#### Written instruction
Quote all of the data exactly as given. Skip every picture it contains.

## START Collected material

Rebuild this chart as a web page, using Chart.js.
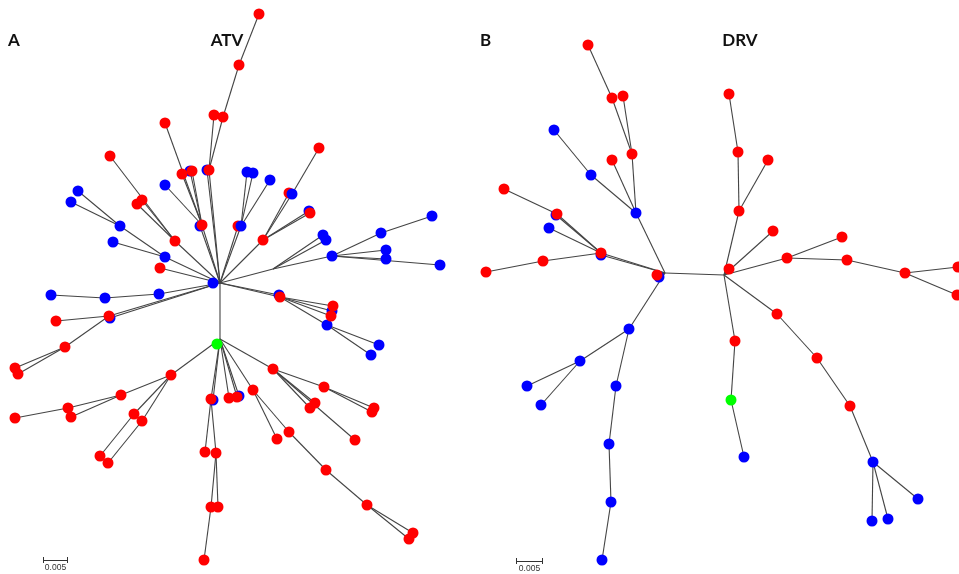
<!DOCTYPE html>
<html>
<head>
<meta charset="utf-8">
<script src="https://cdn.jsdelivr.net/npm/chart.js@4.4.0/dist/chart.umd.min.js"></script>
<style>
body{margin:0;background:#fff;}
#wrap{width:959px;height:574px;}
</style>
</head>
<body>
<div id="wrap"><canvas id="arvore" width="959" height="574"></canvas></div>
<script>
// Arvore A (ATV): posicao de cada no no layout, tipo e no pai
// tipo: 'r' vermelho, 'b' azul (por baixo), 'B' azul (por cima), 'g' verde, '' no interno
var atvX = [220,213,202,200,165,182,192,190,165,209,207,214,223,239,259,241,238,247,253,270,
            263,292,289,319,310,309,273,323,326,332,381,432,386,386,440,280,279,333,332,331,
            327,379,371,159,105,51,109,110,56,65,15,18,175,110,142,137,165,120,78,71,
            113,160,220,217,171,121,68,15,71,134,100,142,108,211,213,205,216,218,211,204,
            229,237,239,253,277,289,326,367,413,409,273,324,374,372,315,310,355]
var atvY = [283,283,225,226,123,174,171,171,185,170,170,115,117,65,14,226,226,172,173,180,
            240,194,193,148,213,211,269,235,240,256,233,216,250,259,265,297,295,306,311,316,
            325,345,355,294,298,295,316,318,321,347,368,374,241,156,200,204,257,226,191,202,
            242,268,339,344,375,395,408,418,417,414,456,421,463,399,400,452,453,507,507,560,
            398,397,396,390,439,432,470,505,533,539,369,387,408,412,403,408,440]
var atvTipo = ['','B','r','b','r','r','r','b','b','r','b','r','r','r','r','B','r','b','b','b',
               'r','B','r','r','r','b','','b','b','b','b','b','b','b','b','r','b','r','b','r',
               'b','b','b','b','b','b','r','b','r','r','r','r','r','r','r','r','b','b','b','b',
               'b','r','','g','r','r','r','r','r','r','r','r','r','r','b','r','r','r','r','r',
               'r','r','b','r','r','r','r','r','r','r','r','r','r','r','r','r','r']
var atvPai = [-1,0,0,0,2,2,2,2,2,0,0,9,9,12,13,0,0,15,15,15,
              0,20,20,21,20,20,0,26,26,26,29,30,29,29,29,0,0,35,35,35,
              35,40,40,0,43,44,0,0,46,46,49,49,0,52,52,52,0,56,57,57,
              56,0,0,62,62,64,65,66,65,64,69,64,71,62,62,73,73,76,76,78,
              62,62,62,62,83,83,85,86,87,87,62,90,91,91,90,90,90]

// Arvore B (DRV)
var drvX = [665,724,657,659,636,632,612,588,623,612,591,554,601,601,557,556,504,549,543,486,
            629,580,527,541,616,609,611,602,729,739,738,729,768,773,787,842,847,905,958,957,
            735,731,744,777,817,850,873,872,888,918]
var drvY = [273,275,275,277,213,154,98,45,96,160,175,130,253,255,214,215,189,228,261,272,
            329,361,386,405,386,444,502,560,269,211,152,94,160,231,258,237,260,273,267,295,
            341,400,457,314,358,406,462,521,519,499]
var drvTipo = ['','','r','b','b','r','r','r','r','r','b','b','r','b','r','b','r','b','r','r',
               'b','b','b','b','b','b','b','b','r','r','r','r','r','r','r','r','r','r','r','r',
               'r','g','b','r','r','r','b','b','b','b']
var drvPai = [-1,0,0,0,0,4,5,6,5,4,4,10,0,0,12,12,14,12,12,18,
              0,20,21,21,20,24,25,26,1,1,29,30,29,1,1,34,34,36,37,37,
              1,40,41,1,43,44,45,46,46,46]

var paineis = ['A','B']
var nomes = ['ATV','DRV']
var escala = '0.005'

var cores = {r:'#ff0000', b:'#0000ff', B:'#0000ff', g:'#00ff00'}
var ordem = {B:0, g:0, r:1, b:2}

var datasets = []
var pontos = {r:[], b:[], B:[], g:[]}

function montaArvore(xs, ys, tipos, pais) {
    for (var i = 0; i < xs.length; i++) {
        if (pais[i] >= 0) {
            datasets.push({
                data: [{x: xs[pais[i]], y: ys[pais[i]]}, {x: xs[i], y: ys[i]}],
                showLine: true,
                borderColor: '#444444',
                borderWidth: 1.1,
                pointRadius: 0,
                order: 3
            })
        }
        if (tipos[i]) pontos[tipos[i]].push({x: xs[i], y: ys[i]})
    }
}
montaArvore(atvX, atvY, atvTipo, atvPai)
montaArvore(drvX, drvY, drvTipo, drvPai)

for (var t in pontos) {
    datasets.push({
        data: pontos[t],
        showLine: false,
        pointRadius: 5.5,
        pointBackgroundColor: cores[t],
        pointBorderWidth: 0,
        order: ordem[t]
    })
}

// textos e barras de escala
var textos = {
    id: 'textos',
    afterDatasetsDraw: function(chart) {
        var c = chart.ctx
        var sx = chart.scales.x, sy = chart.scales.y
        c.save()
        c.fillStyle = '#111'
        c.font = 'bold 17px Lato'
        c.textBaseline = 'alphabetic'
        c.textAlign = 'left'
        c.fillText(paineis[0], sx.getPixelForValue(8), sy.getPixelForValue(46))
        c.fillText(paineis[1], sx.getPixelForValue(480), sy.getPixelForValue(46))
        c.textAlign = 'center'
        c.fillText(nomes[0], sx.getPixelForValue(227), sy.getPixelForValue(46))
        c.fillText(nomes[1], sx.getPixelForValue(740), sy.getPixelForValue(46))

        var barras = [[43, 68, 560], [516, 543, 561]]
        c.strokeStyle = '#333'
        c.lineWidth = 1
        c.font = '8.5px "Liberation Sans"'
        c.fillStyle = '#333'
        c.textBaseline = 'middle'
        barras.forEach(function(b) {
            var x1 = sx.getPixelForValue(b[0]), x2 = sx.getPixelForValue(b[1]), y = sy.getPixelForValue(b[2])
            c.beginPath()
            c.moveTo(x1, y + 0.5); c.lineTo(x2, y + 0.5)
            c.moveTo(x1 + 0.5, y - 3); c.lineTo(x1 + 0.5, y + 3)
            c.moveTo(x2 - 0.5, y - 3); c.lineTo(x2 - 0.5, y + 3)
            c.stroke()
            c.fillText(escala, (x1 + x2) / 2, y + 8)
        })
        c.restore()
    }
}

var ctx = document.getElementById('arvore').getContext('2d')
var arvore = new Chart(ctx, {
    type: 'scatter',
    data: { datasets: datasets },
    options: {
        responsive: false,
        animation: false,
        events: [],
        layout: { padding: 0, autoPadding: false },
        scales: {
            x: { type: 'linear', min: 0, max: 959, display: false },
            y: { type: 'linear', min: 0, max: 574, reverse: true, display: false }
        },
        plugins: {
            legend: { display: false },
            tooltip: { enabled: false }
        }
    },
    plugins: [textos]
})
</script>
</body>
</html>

## END Collected material

#### Result of the exercise
Rebuild this chart as a web page, using Chart.js.
<!DOCTYPE html>
<html>
<head>
<meta charset="utf-8">
<script src="https://cdn.jsdelivr.net/npm/chart.js@4.4.0/dist/chart.umd.min.js"></script>
<style>
body{margin:0;background:#fff;}
#wrap{width:959px;height:574px;}
</style>
</head>
<body>
<div id="wrap"><canvas id="arvore" width="959" height="574"></canvas></div>
<script>
// Arvore A (ATV): posicao de cada no no layout, tipo e no pai
// tipo: 'r' vermelho, 'b' azul (por baixo), 'B' azul (por cima), 'g' verde, '' no interno
var atvX = [220,213,202,200,165,182,192,190,165,209,207,214,223,239,259,241,238,247,253,270,
            263,292,289,319,310,309,273,323,326,332,381,432,386,386,440,280,279,333,332,331,
            327,379,371,159,105,51,109,110,56,65,15,18,175,110,142,137,165,120,78,71,
            113,160,220,217,171,121,68,15,71,134,100,142,108,211,213,205,216,218,211,204,
            229,237,239,253,277,289,326,367,413,409,273,324,374,372,315,310,355]
var atvY = [283,283,225,226,123,174,171,171,185,170,170,115,117,65,14,226,226,172,173,180,
            240,194,193,148,213,211,269,235,240,256,233,216,250,259,265,297,295,306,311,316,
            325,345,355,294,298,295,316,318,321,347,368,374,241,156,200,204,257,226,191,202,
            242,268,339,344,375,395,408,418,417,414,456,421,463,399,400,452,453,507,507,560,
            398,397,396,390,439,432,470,505,533,539,369,387,408,412,403,408,440]
var atvTipo = ['','B','r','b','r','r','r','b','b','r','b','r','r','r','r','B','r','b','b','b',
               'r','B','r','r','r','b','','b','b','b','b','b','b','b','b','r','b','r','b','r',
               'b','b','b','b','b','b','r','b','r','r','r','r','r','r','r','r','b','b','b','b',
               'b','r','','g','r','r','r','r','r','r','r','r','r','r','b','r','r','r','r','r',
               'r','r','b','r','r','r','r','r','r','r','r','r','r','r','r','r','r']
var atvPai = [-1,0,0,0,2,2,2,2,2,0,0,9,9,12,13,0,0,15,15,15,
              0,20,20,21,20,20,0,26,26,26,29,30,29,29,29,0,0,35,35,35,
              35,40,40,0,43,44,0,0,46,46,49,49,0,52,52,52,0,56,57,57,
              56,0,0,62,62,64,65,66,65,64,69,64,71,62,62,73,73,76,76,78,
              62,62,62,62,83,83,85,86,87,87,62,90,91,91,90,90,90]

// Arvore B (DRV)
var drvX = [665,724,657,659,636,632,612,588,623,612,591,554,601,601,557,556,504,549,543,486,
            629,580,527,541,616,609,611,602,729,739,738,729,768,773,787,842,847,905,958,957,
            735,731,744,777,817,850,873,872,888,918]
var drvY = [273,275,275,277,213,154,98,45,96,160,175,130,253,255,214,215,189,228,261,272,
            329,361,386,405,386,444,502,560,269,211,152,94,160,231,258,237,260,273,267,295,
            341,400,457,314,358,406,462,521,519,499]
var drvTipo = ['','','r','b','b','r','r','r','r','r','b','b','r','b','r','b','r','b','r','r',
               'b','b','b','b','b','b','b','b','r','r','r','r','r','r','r','r','r','r','r','r',
               'r','g','b','r','r','r','b','b','b','b']
var drvPai = [-1,0,0,0,0,4,5,6,5,4,4,10,0,0,12,12,14,12,12,18,
              0,20,21,21,20,24,25,26,1,1,29,30,29,1,1,34,34,36,37,37,
              1,40,41,1,43,44,45,46,46,46]

var paineis = ['A','B']
var nomes = ['ATV','DRV']
var escala = '0.005'

var cores = {r:'#ff0000', b:'#0000ff', B:'#0000ff', g:'#00ff00'}
var ordem = {B:0, g:0, r:1, b:2}

var datasets = []
var pontos = {r:[], b:[], B:[], g:[]}

function montaArvore(xs, ys, tipos, pais) {
    for (var i = 0; i < xs.length; i++) {
        if (pais[i] >= 0) {
            datasets.push({
                data: [{x: xs[pais[i]], y: ys[pais[i]]}, {x: xs[i], y: ys[i]}],
                showLine: true,
                borderColor: '#444444',
                borderWidth: 1.1,
                pointRadius: 0,
                order: 3
            })
        }
        if (tipos[i]) pontos[tipos[i]].push({x: xs[i], y: ys[i]})
    }
}
montaArvore(atvX, atvY, atvTipo, atvPai)
montaArvore(drvX, drvY, drvTipo, drvPai)

for (var t in pontos) {
    datasets.push({
        data: pontos[t],
        showLine: false,
        pointRadius: 5.5,
        pointBackgroundColor: cores[t],
        pointBorderWidth: 0,
        order: ordem[t]
    })
}

// textos e barras de escala
var textos = {
    id: 'textos',
    afterDatasetsDraw: function(chart) {
        var c = chart.ctx
        var sx = chart.scales.x, sy = chart.scales.y
        c.save()
        c.fillStyle = '#111'
        c.font = 'bold 17px Lato'
        c.textBaseline = 'alphabetic'
        c.textAlign = 'left'
        c.fillText(paineis[0], sx.getPixelForValue(8), sy.getPixelForValue(46))
        c.fillText(paineis[1], sx.getPixelForValue(480), sy.getPixelForValue(46))
        c.textAlign = 'center'
        c.fillText(nomes[0], sx.getPixelForValue(227), sy.getPixelForValue(46))
        c.fillText(nomes[1], sx.getPixelForValue(740), sy.getPixelForValue(46))

        var barras = [[43, 68, 560], [516, 543, 561]]
        c.strokeStyle = '#333'
        c.lineWidth = 1
        c.font = '8.5px "Liberation Sans"'
        c.fillStyle = '#333'
        c.textBaseline = 'middle'
        barras.forEach(function(b) {
            var x1 = sx.getPixelForValue(b[0]), x2 = sx.getPixelForValue(b[1]), y = sy.getPixelForValue(b[2])
            c.beginPath()
            c.moveTo(x1, y + 0.5); c.lineTo(x2, y + 0.5)
            c.moveTo(x1 + 0.5, y - 3); c.lineTo(x1 + 0.5, y + 3)
            c.moveTo(x2 - 0.5, y - 3); c.lineTo(x2 - 0.5, y + 3)
            c.stroke()
            c.fillText(escala, (x1 + x2) / 2, y + 8)
        })
        c.restore()
    }
}

var ctx = document.getElementById('arvore').getContext('2d')
var arvore = new Chart(ctx, {
    type: 'scatter',
    data: { datasets: datasets },
    options: {
        responsive: false,
        animation: false,
        events: [],
        layout: { padding: 0, autoPadding: false },
        scales: {
            x: { type: 'linear', min: 0, max: 959, display: false },
            y: { type: 'linear', min: 0, max: 574, reverse: true, display: false }
        },
        plugins: {
            legend: { display: false },
            tooltip: { enabled: false }
        }
    },
    plugins: [textos]
})
</script>
</body>
</html>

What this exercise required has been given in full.